What in the world made these people act this way?  (Maybe a few fries short of a Happy Meal??)  I want to grab these people out of the Old Testament, shake them and tell them to get a clue.  Then I get a clue.  They disobey because they are stubborn and think they know better than God.  So God says, "Ok...you wanna do things your way?  Then here are your consequences."  The people see the consequences and they change their tune.  Which brings us back to the question we asked earlier about our ticket - are the people sad enough to change their mind because they loathe their sin of being disobedient or because they don't want to deal with the consequences?  It would seem they only change because of the consequences that they hear are coming.  

This is what we do too often.  We do things our way, over and over and over...until we get ourselves into a crap ton of mess...and then we cry out to God.  We wonder why in the world He would let our life turn into this.  Sometimes we even get MAD at God.  Like it's his fault.  After all the anger, we usually eventually feel sorry.  We are sorry for the mess we've created.  Maybe we work to fix the mess or maybe God, in his infinite mercy, fixes it for us.  And then we're happy campers...because life is good again.  
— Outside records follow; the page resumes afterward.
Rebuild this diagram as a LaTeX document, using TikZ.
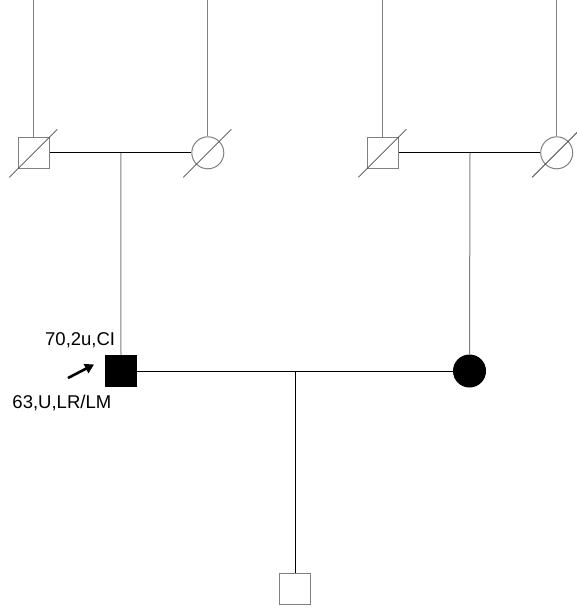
\documentclass[tikz,border=0pt]{standalone}
\usepackage{fontspec}
\setmainfont{Liberation Sans}
\usetikzlibrary{arrows.meta}
\definecolor{vline}{HTML}{808080}
\begin{document}
\begin{tikzpicture}[x=1pt,y=-1pt,
  male/.style={draw=vline,line width=1pt,minimum size=31pt,inner sep=0pt,fill=white},
  female/.style={circle,draw=vline,line width=1pt,minimum size=32pt,inner sep=0pt,fill=white},
  affm/.style={male,fill=black,draw=black},
  afff/.style={female,fill=black,draw=black},
  hline/.style={draw=black,line width=1pt},
  vl/.style={draw=vline,line width=1pt},
  dead/.style={draw=black!70,line width=0.8pt},
  lbl/.style={font=\fontsize{18.5}{22}\selectfont,inner sep=0pt,anchor=base west}]
\useasboundingbox (0,0) rectangle (576,608);
% grandparents left
\node[male] (g1) at (33.8,152.8) {};
\node[female] (g2) at (207.8,152.8) {};
% grandparents right
\node[male] (g3) at (382.8,152.8) {};
\node[female] (g4) at (556.7,152.8) {};
% parents
\node[affm] (p1) at (121,371) {};
\node[afff] (p2) at (469.5,371) {};
% child
\node[male] (ch) at (295.3,589) {};
% top lines
\coordinate (t1) at (33.8,0);
\coordinate (t2) at (207.8,0);
\coordinate (t3) at (382.8,0);
\coordinate (t4) at (556.7,0);
\draw[vl] (t1) -- (g1.north);
\draw[vl] (t2) -- (g2.north);
\draw[vl] (t3) -- (g3.north);
\draw[vl] (t4) -- (g4.north);
% marriage lines
\draw[hline] (g1.east) -- (g2.west);
\draw[hline] (g3.east) -- (g4.west);
\draw[hline] (p1.east) -- (p2.west);
\coordinate (m1) at (120.8,152.8);
\coordinate (m2) at (470,152.8);
\coordinate (m3) at (295.3,371);
\draw[vl] (m1) -- (p1.north);
\draw[vl] (m2) -- (p2.north);
\draw[hline] (m3) -- (ch.north);
% deceased slashes
\foreach \n in {g1,g2,g3,g4}{
  \draw[dead] ([shift={(-24.5,24.5)}]\n.center) -- ([shift={(23.5,-23.5)}]\n.center);
}
% proband arrow
\coordinate (a0) at (68,378);
\coordinate (a1) at (94,364.5);
\draw[line width=2.6pt,-{Triangle[length=9pt,width=10pt]}] (a0) -- (a1);
% labels
\node[lbl] (l1) at (45,345) {70,2u,CI};
\node[lbl] (l2) at (12.3,408.3) {63,U,LR/LM};
\end{tikzpicture}
\end{document}
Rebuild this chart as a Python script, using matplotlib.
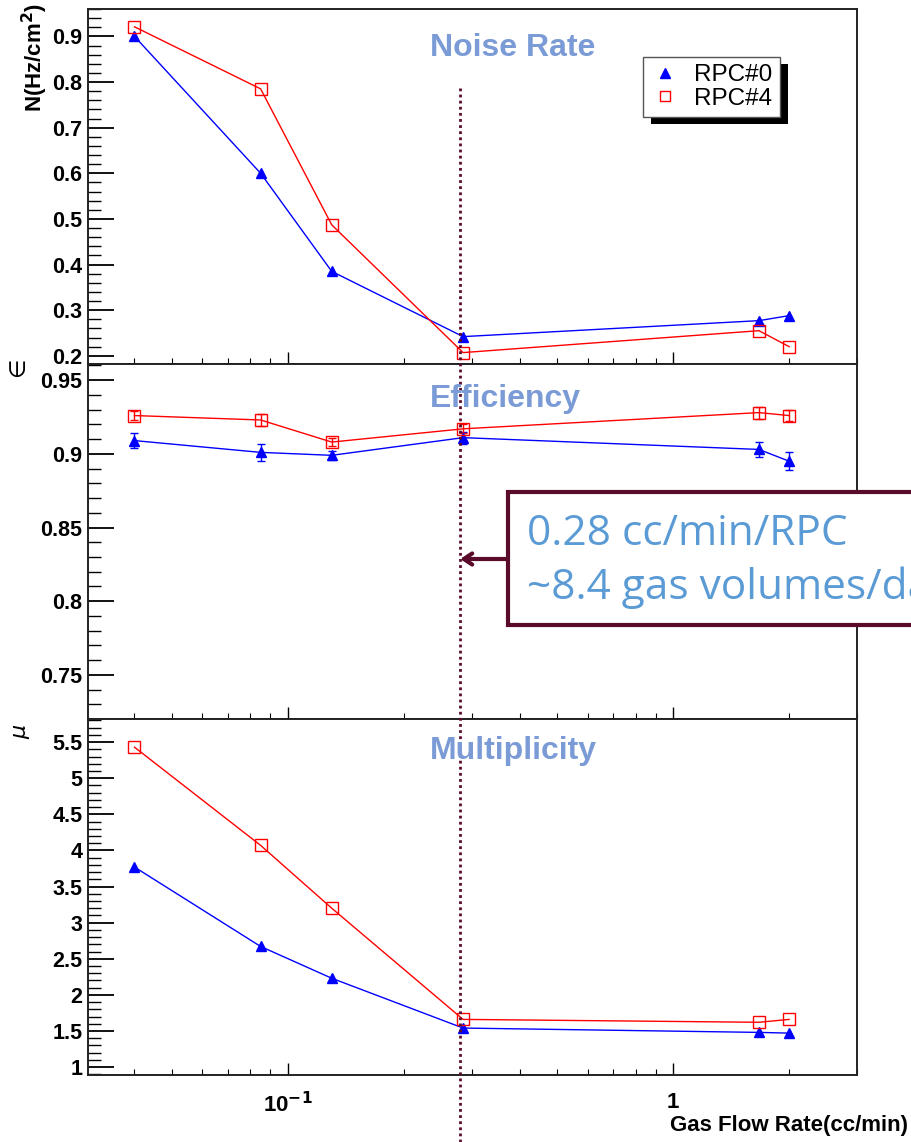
import matplotlib
matplotlib.use("Agg")
import matplotlib.pyplot as plt
import matplotlib.transforms as mtransforms
from matplotlib.lines import Line2D
from matplotlib.patches import Rectangle
from matplotlib.ticker import AutoMinorLocator, LogLocator, NullFormatter, FixedLocator, FixedFormatter

plt.rcParams['font.family'] = ['Liberation Sans', 'DejaVu Sans']

# gas flow rate (cc/min)
flow = [0.04, 0.085, 0.13, 0.285, 1.67, 2.0]

# noise rate N (Hz/cm^2)
noise_rpc0 = [0.900, 0.600, 0.385, 0.242, 0.277, 0.288]
noise_rpc4 = [0.921, 0.785, 0.487, 0.207, 0.255, 0.220]

# efficiency
eff_rpc0 = [0.909, 0.901, 0.899, 0.911, 0.903, 0.895]
eff_rpc0_err = [0.005, 0.006, 0.003, 0.004, 0.005, 0.006]
eff_rpc4 = [0.926, 0.923, 0.908, 0.917, 0.928, 0.926]
eff_rpc4_err = [0.003, 0.004, 0.003, 0.003, 0.004, 0.004]

# multiplicity
mult_rpc0 = [3.77, 2.67, 2.23, 1.54, 1.48, 1.47]
mult_rpc4 = [5.43, 4.07, 3.20, 1.66, 1.62, 1.66]

flow_mark = 0.28
W, H = 911, 1142
title_col = '#7b9bd6'
maroon = '#5a0a2a'

fig = plt.figure(figsize=(W / 100, H / 100), dpi=100)

left, width = 88 / W, (857 - 88) / W
def row(top, bottom):
    return [left, 1 - bottom / H, width, (bottom - top) / H]

ax1 = fig.add_axes(row(9, 364))
ax2 = fig.add_axes(row(364, 719))
ax3 = fig.add_axes(row(719, 1075))

tri = dict(color='blue', marker='^', markersize=7, lw=1.0)
sq = dict(color='red', marker='s', markersize=8, lw=1.0,
          markerfacecolor='none', markeredgewidth=1.0)

ax1.plot(flow, noise_rpc0, **tri)
ax1.plot(flow, noise_rpc4, **sq)

ax2.errorbar(flow, eff_rpc0, yerr=eff_rpc0_err, capsize=3, elinewidth=1, **tri)
ax2.errorbar(flow, eff_rpc4, yerr=eff_rpc4_err, capsize=3, elinewidth=1, **sq)

ax3.plot(flow, mult_rpc0, **tri)
ax3.plot(flow, mult_rpc4, **sq)

ax1.set_ylim(0.182, 0.96)
ax2.set_ylim(0.72, 0.961)
ax3.set_ylim(0.89, 5.82)
ax1.yaxis.set_major_locator(FixedLocator([0.2, 0.3, 0.4, 0.5, 0.6, 0.7, 0.8, 0.9]))
ax2.yaxis.set_major_locator(FixedLocator([0.75, 0.8, 0.85, 0.9, 0.95]))
ax2.yaxis.set_major_formatter(FixedFormatter(['0.75', '0.8', '0.85', '0.9', '0.95']))
ax3.yaxis.set_major_locator(FixedLocator([1, 1.5, 2, 2.5, 3, 3.5, 4, 4.5, 5, 5.5]))
ax3.yaxis.set_major_formatter(FixedFormatter(['1', '1.5', '2', '2.5', '3', '3.5', '4', '4.5', '5', '5.5']))

for ax in (ax1, ax2, ax3):
    ax.set_xscale('log')
    ax.set_xlim(0.0303, 3.0)
    ax.xaxis.set_major_locator(LogLocator(base=10))
    ax.xaxis.set_minor_locator(LogLocator(base=10, subs=range(2, 10)))
    ax.xaxis.set_minor_formatter(NullFormatter())
    ax.yaxis.set_minor_locator(AutoMinorLocator(5))
    ax.tick_params(axis='y', which='major', direction='in', length=19, width=1.3,
                   labelsize=15.5, pad=4)
    ax.tick_params(axis='y', which='minor', direction='in', length=9, width=1.0)
    ax.tick_params(axis='x', which='major', direction='in', length=9, width=1.0,
                   labelsize=16, pad=12)
    ax.tick_params(axis='x', which='minor', direction='in', length=4, width=0.8)
    for lab in ax.get_yticklabels():
        lab.set_fontweight('bold')
    for sp in ax.spines.values():
        sp.set_linewidth(1.4)
        sp.set_color('#222222')

for ax in (ax1, ax2):
    ax.tick_params(axis='x', labelbottom=False)
ax3.xaxis.set_major_locator(FixedLocator([0.1, 1]))
ax3.xaxis.set_major_formatter(FixedFormatter(['10$^{\\mathbf{-1}}$', '1']))
for lab in ax3.get_xticklabels():
    lab.set_fontweight('bold')

# panel titles
for ypix, name in [(48, 'Noise Rate'), (399, 'Efficiency'), (751, 'Multiplicity')]:
    fig.text(430 / W, 1 - ypix / H, name, color=title_col, fontsize=23,
             fontweight='bold', ha='left', va='center')

# axis titles
fig.text(35 / W, 1 - 3 / H, 'N(Hz/cm$^{\\mathbf{2}}$)', rotation=90, fontsize=16,
         fontweight='bold', ha='center', va='top')
fig.text(20 / W, 1 - 371 / H, '$\\in$', rotation=90, fontsize=16,
         ha='center', va='center')
fig.text(22 / W, 1 - 731 / H, '$\\mu$', rotation=90, fontsize=16,
         ha='center', va='center')
fig.text(908 / W, 6 / H, 'Gas Flow Rate(cc/min)', fontsize=16, fontweight='bold',
         ha='right', va='bottom')

# legend (markers only) with solid drop shadow
handles = [Line2D([], [], ls='none', color='blue', marker='^', markersize=7),
           Line2D([], [], ls='none', color='red', marker='s', markersize=7,
                  markerfacecolor='none', markeredgewidth=1.0)]
leg = ax1.legend(handles, ['RPC#0', 'RPC#4'], loc='upper left',
                 bbox_to_anchor=(643 / W, 1 - 57 / H), bbox_transform=fig.transFigure,
                 fontsize=17.5, frameon=True, fancybox=False, framealpha=1,
                 borderpad=0.3, handlelength=1.2, handletextpad=0.6,
                 labelspacing=0.05, borderaxespad=0)
leg.get_frame().set_edgecolor('#555555')
leg.get_frame().set_linewidth(1.0)
leg.set_zorder(6)
fig.canvas.draw()
bb = leg.get_window_extent()
shadow = Rectangle((bb.x0 + 8, bb.y0 - 7), bb.width, bb.height, facecolor='black',
                   edgecolor='none', transform=mtransforms.IdentityTransform(),
                   zorder=5.9, clip_on=False)
ax1.add_patch(shadow)

# vertical marker at the chosen flow rate
blend = mtransforms.blended_transform_factory(ax3.transData, fig.transFigure)
ax3.plot([flow_mark, flow_mark], [1 - 88 / H, 0], transform=blend, color=maroon,
         lw=2.0, ls=(0, (1, 1.2)), clip_on=False, zorder=10)

# callout box
box = Rectangle((508 / W, 1 - 625 / H), 450 / W, 133 / H, transform=fig.transFigure,
                facecolor='white', edgecolor=maroon, lw=3, zorder=20)
fig.patches.append(box)
fig.text(527 / W, 1 - 545 / H, '0.28 cc/min/RPC', fontsize=30.5, color='#5b9bd5',
         family=['Open Sans', 'DejaVu Sans'], ha='left', va='baseline', zorder=21)
fig.text(527 / W, 1 - 599 / H, '~8.4 gas volumes/day', fontsize=30.5, color='#5b9bd5',
         family=['Open Sans', 'DejaVu Sans'], ha='left', va='baseline', zorder=21)
arrow_y = 1 - 559 / H
ax2.annotate('', xy=(flow_mark, arrow_y), xycoords=blend,
             xytext=(508 / W, arrow_y), textcoords='figure fraction',
             arrowprops=dict(arrowstyle='->,head_length=0.6,head_width=0.4',
                             color=maroon, lw=3, shrinkA=0, shrinkB=0),
             annotation_clip=False, zorder=20)

fig.savefig('out.png', dpi=100)
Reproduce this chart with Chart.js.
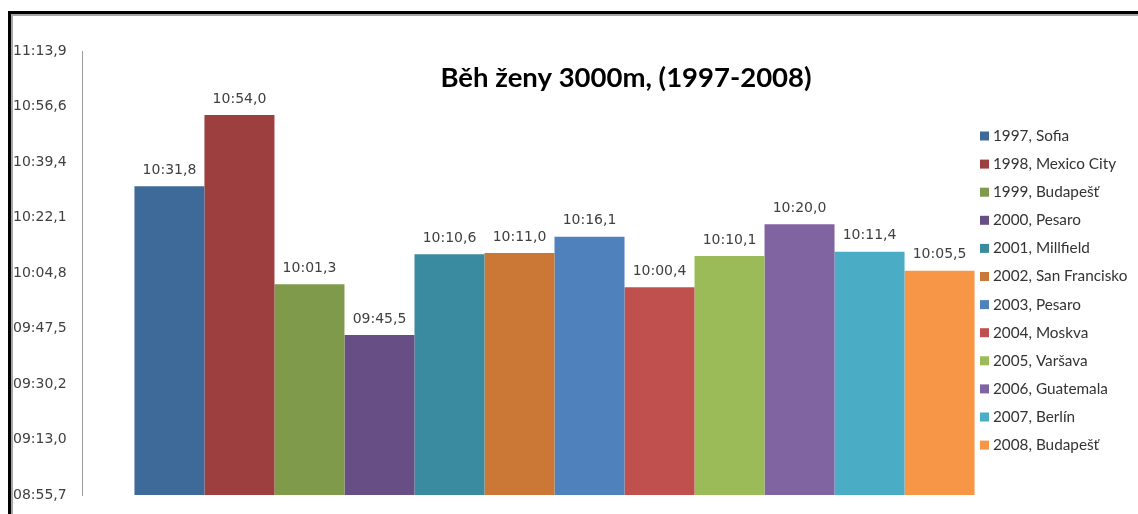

But...where was the mourning over our sin?  Where in the process did we name our sin...the sin that caused the whole mess.  The sin that causes God so much sadness.  The sin that claimed the life of his son.  Where in the process did we apologize to God and ask him to help us change?  

If we skipped that step, then we missed it.  

But!  Take heart, because there is hope.  There is always hope with God, which is an amazing thing about being a Christ-follower.  If you're reading this, then it's not too late to go back and do that ever important step.  It may even be that you just don't feel remorse over your sin.  Ask God to help you understand what your sin is.  Name it.  Call it out.  Confess it to someone you trust, and take away its power over you.  Spend some time realizing the weight of sin's effect on you and those around you. (Because you know our sin never effects just us, right?)  

Then comes the best part...

Once you've truly understood the weight of that sin that God is going to help you overcome...you've truly mourned it having any place in your life...then comes joy.  And it's so sweet.  So refreshing.  

So do it right now.  Ask God to show you your sin.  Confess that you messed up and it hurt you, God, and those around you.  Realize the weight of it, but then throw it off.  Cast it onto the cross where it's dealt with once and for all and then be done with it.  Lay down the sin and pick up the joy.